New Delhi : India is poised to push for universal nuclear disarmament at global fora as a panel, headed by Congress MP Mani Shankar Aiyar, Friday presented its report to Prime Minister Manmohan Singh on taking forward the 1988 Rajiv Gandhi action plan for a world free of atomic weapons.
“Our basic finding is that notwithstanding the passage of the last 23 years, it’s amazing that the Rajiv Gandhi action plan retains its vitality and relevance,” Aiyar, a former aide to then prime minister Rajiv Gandhi, told reporters here while unveiling the findings of the report.
In October last year, Manmohan Singh had set up an informal group to explore ways to take forward the ideas contained in the action plan presented by Rajiv Gandhi at the Third Special Session on Disarmament of the UN General Assembly in June 1998, a defining document that contains a blueprint for ridding the world of nuclear weapons.

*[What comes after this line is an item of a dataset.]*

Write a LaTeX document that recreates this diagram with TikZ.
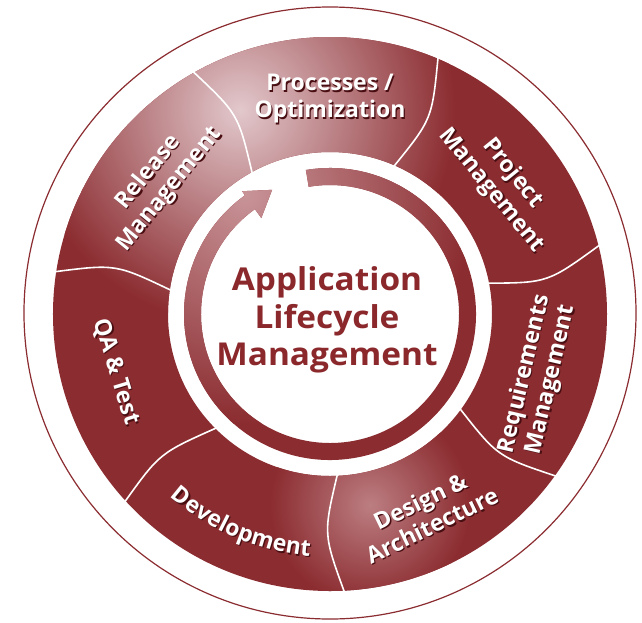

The group presented its report to Manmohan Singh and External Affairs Minister S.M. Krishna a day ahead of Rajiv Gandhi’s 67th birth anniversary Saturday.
The 284-page report outlines a seven-point roadmap, including India reiterating its commitment to eliminating its own arsenal as part of a universal, non-discriminatory and verifiable global process and promoting delegitimising of nuclear weapons to set the stage for “negotiating Nuclear Weapons Convention that would discuss a world without nuclear weapons in a specified time frame”.
The report makes 14 recommendations that entail India taking a leadership role on disarmament issues in various global fora, including the UN, the Non-Aligned Movement and the Conference on Disarmament, with a view to launching multilateral negotiations for the complete elimination of nuclear weapons.
The time has come for India to take the lead in opening formal multilateral negotiations on nuclear disarmament, said Aiyar, while adding that India should leverage its strategic partnerships with leading powers like the US to push the cause.
Aiyar pointed out that when Rajiv Gandhi presented his action plan, it was a solitary struggle, but since then the world, including the nuclear weapon states, has adopted the cause which has been derided as utopian and impractical by critics.
“Since then the UN Secretary General has put forward proposals that are largely compatible with the Rajiv Gandhi Action Plan,” said Aiyar.
“There are also a much larger number of governments, including those who enjoy the nuclear umbrella, who have been actively advocating the cause of disarmament,” said Aiyar, a Congress MP and a former diplomat.
Alluding to US President Barack Obama’s landmark speech in Prague in 2009 advocating a world free of nuclear weapons, Aiyar pointed out that the change in the US position, once a hardboiled sceptic, has revived hopes for pursuing disarmament realistically at global fora.
Tracing the global attitudinal shift over nuclear disarmament, Aiyar said India’s present status as a de facto nuclear weapon state has strengthened its credentials to push universal and verifiable nuclear disarmament.
“We are the first nuclear weapon state to advocate the cause unambiguously,” he said. “No other country in the world is more vulnerable to nuclear attacks or nuclear terrorism than India,” he said.
The informal group, among others, include Arvind Gupta of the Institute for Defence Studies and Analyses (IDSA), C. Uday Bhaskar of National Maritime Foundation, strategic experts Amitabh Mattoo and Manpreet Sethi, retired diplomats Satish Chandra and Saurabh Kumar and journalist Siddharth Varadarajan.